El desenlace de este relato misterioso es paradójico, como lo es casi siempre nuestra fe. Dios bendice a Jacob y lo felicita por su victoria, pero a fin de cuentas le ha dislocado el fémur. El patriarca ha peleado el buen combate, ha afrontado sin desmayo al misterioso oponente. Pero en adelante caminará cojeando: será una especie de condecoración que le recordará la batalla. «Y es este Jacob el que recibe de Dios la bendición, con la cual entra cojeando en la tierra prometida: vulnerable y vulnerado, pero con el corazón nuevo»[23]. También nosotros saldremos heridos y renovados del combate: se nos dislocarán nuestras seguridades terrenas y nos guiará ya la marca de Dios. Él nos ha bendecido, y nos seguirá bendiciendo, pero nos hace tomar conciencia profunda de que nuestra verdadera seguridad está en él. Y cuanto más rezamos más nos damos cuenta de que lo necesitamos, de que necesitamos «luchar» con él. Y más le pediremos su bendición: no te suelto hasta que me bendigas.

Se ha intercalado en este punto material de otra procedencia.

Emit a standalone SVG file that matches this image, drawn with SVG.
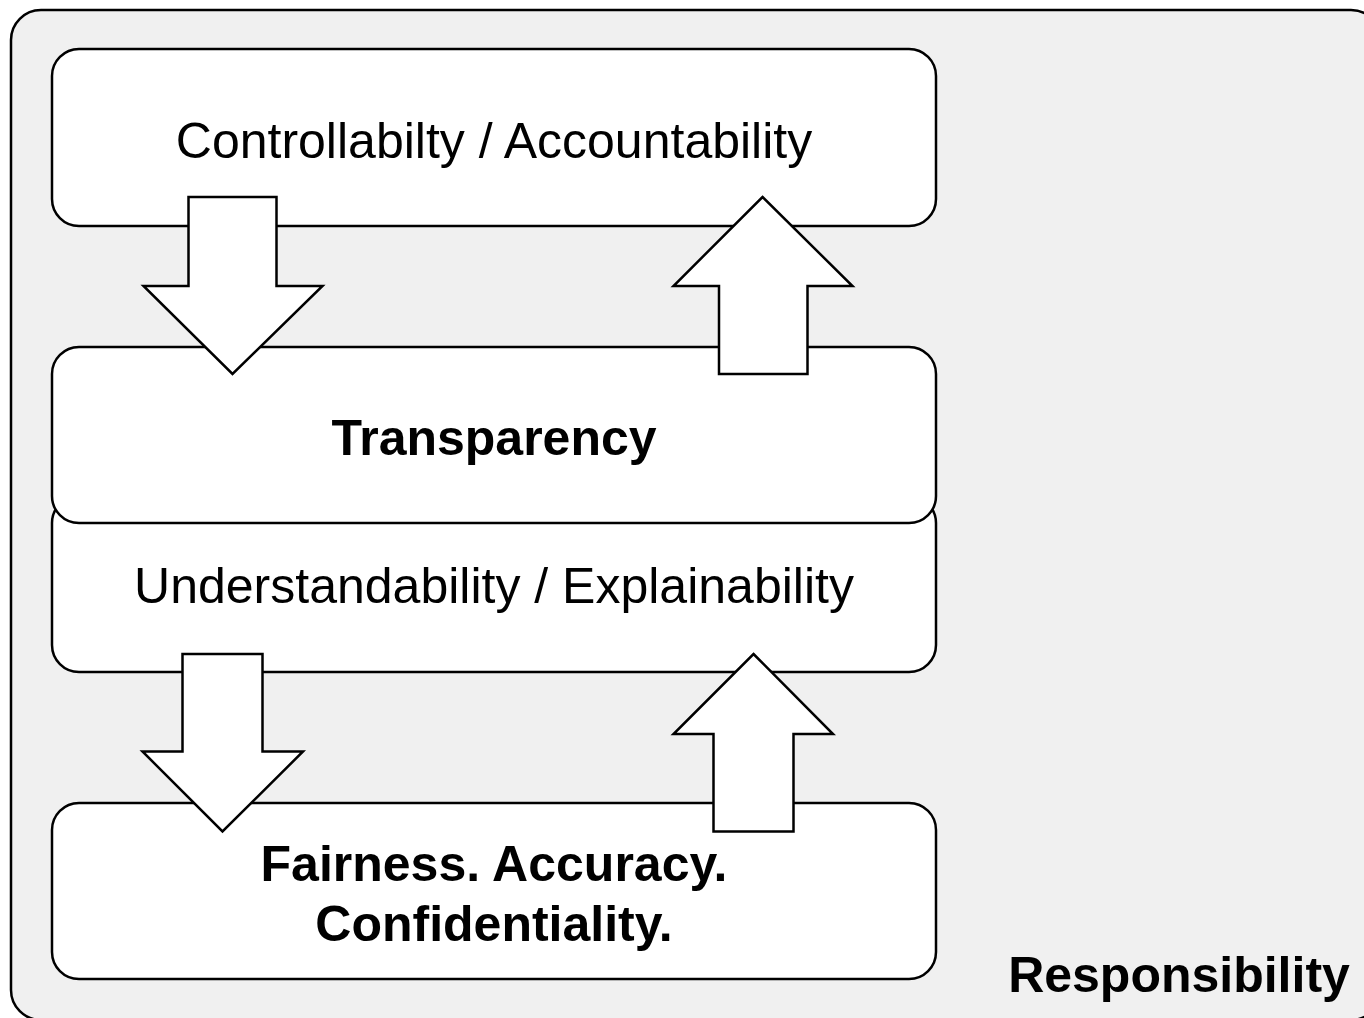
<svg xmlns="http://www.w3.org/2000/svg" width="1364" height="1018" viewBox="0 0 1364 1018">
<style>
.box{fill:#ffffff;stroke:#000000;stroke-width:2.5}
.arr{fill:#ffffff;stroke:#000000;stroke-width:2.5;stroke-linejoin:miter}
.t{font-family:"Liberation Sans",Arial,sans-serif;font-size:50px;fill:#000000;text-anchor:middle}
.b{font-weight:bold}
</style>
<rect width="1364" height="1018" fill="#ffffff"/>
<g id="responsibility">
<rect x="11" y="10" width="1370" height="1010" rx="30" fill="#f0f0f0" stroke="#000000" stroke-width="2.5"/>
<text class="t b" x="1179" y="992">Responsibility</text>
</g>
<g id="controllability">
<rect class="box" x="52" y="49" width="884" height="177" rx="27"/>
<text class="t" x="494" y="158">Controllabilty / Accountability</text>
</g>
<g id="understandability">
<rect class="box" x="52" y="496" width="884" height="176" rx="27"/>
<text class="t" x="494" y="603">Understandability / Explainability</text>
</g>
<g id="transparency">
<rect class="box" x="52" y="347" width="884" height="176" rx="27"/>
<text class="t b" x="494" y="455">Transparency</text>
</g>
<g id="fairness">
<rect class="box" x="52" y="803" width="884" height="176" rx="27"/>
<text class="t b" x="494" y="881">Fairness. Accuracy.</text>
<text class="t b" x="494" y="941">Confidentiality.</text>
</g>
<g id="connectors">
<polygon class="arr" points="188.5,197 276.5,197 276.5,286 322.5,286 232.5,374 143.5,286 188.5,286"/>
<polygon class="arr" points="762.5,197 852.5,286 807.5,286 807.5,374 719,374 719,286 673.5,286"/>
<polygon class="arr" points="182.5,654 262.5,654 262.5,751.5 303,751.5 222.5,831.5 142.5,751.5 182.5,751.5"/>
<polygon class="arr" points="753.5,654 833,734 793.5,734 793.5,831.5 713.5,831.5 713.5,734 673.5,734"/>
</g>
</svg>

[1] Cf. F. Trochu, Le Curé d’Ars Saint Jean-Marie Vianney, Lyon-París, 1925, p. 383.

[2] Benedicto XVI, Audiencia, 25-V-2011.

[3] Catecismo de la Iglesia católica, n. 2715.

[4] Ibid.

[5] Ibid., n. 2710.

[6] Ibid., n. 2713.

[7] Cfr. apuntes íntimos, 12-XII-1935, citado en A. Vázquez de Prada, El fundador del Opus Dei (vol. 1), Rialp, Madrid, 1997, p. 582; apuntes íntimos, 20-XII-1937, citado en Camino, edición crítico-histórica, nota al n. 746.

[8] San Agustín, De diversis quaestionibus octoginta tribus 64, 4; citado en Catecismo, n. 2560.

[9] Catecismo, n. 2560.

[10] Ibid., n. 2563.

[11] Dicasterio para la Doctrina de la Fe, Carta Orationis formas sobre algunos aspectos de la meditación cristiana, 15-X-1989, n. 3.

[12] F. Ocáriz, Carta pastoral, 14-II-2017, n. 8.

[13] Amigos de Dios, n. 306.

[14] Catecismo, n. 2709.

[15] Amigos de Dios, n. 299.

[16] Catecismo, n. 2715.

[17] Ibid., n. 2709.

[18] Amigos de Dios, n. 310.

[19] Ibid., n. 296.

[20] Papa Francisco, Audiencia, 10-VI-2020.

[21] Benedicto XVI, Audiencia, 25-V-2011.

[22] Ibid.

[23] Papa Francisco, Audiencia, 10-VI-2020.